Her announcement came only three days after she vowed to stay on as leader despite Labor's dismal showing in the Upper Hunter by-election.
Her supporters in caucus had spent Friday morning trying to convince her to stay on.
"I want to apologise to those who wished I had stayed, but this is the only way I know that I can unite our party," she said.
"I have spent the last six days reflecting on how to achieve unity.
"There has to be a future where there is no destabilising of the party's leader from within."
Mr Minns, the former shadow transport minister and Ms McKay's main leadership rival, quit the Labor frontbench on Wednesday after a staffer for deputy leader and Swansea MP Yasmin Catley distributed a dirt file on him to the media.
The staffer was sacked the same afternoon.
Shadow treasury spokesman Walt Secord, a Minns supporter, quit shadow cabinet on Tuesday.
Ms McKay said earlier in the week that Mr Minns "just doesn't have" the numbers to challenge her.
But Mr Minns, who has contested the leadership twice before, including against Ms McKay after the 2019 election loss, is now likely to put his name forward to lead the party.
Ms McKay said on Friday that she believed she still had the numbers to win a leadership ballot and no one had asked her to quit.
One Labor source said the dirt file and the by-election defeat had provided the Minns camp with a "springboard" to agitate for change.
The dirt file included the result of the previous leadership ballot between Ms McKay and Mr Minns and mentioned a well publicised 2019 ICAC investigation into political donations to Mr Minns.
The party's caucus and rank-and-file will vote on the leadership if it is contested by both Mr Daley and Mr Minns. The result will not be known for several weeks.

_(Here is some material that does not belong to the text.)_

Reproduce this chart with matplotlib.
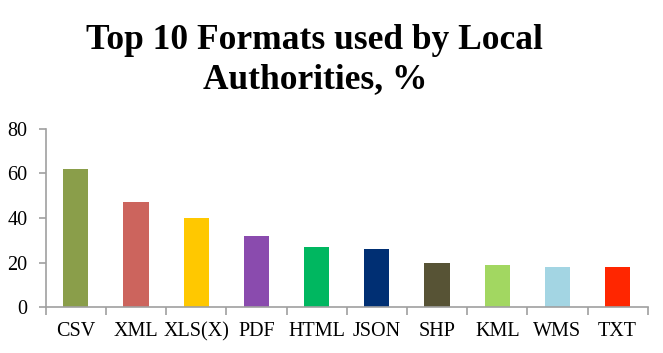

Both men both face hurdles in convincing their colleagues and party members they are right for the job.
Mr Minns faces questions about his role in destabilising Ms McKay.
Mr Daley came under fire five days before leading Labor unsuccessfully to the 2019 election for comments he made a year earlier about "Asians" displacing "our young children" from Sydney.
Cessnock MP Clayton Barr said on Friday that he was "really disappointed" Ms McKay had stood down, saying she had brought a compassionate tone to the opposition and was a strong advocate for the Hunter.
Ms McKay grew up in Gloucester and was Newcastle MP from 2007 to 2011 before moving to Sydney and being elected member for Strathfield in 2015.
"She has brought to the leadership a lot of compassion, empathy, heart and warmth, which I think is absolutely crucial to our Labor movement," he said.
"In Jodi we had a leader who is of us and from us. It's been a long time since the Hunter had the opportunity to have the leader of our party to be one of us.
"I admire her reason for going and her nobility for going, which is to find unity in the party, albeit I'm incredibly disappointed it's come to this."
Port Stephens MP Kate Washington also expressed her disappointment that Ms McKay had stepped down.
Ms McKay fronted the media the day after the by-election last weekend and said she was "devastated" that Labor's message had not cut through with voters.
Labor won only 21.2 per cent of the primary vote in Upper Hunter as the Nationals achieved a 3 per cent swing after preferences.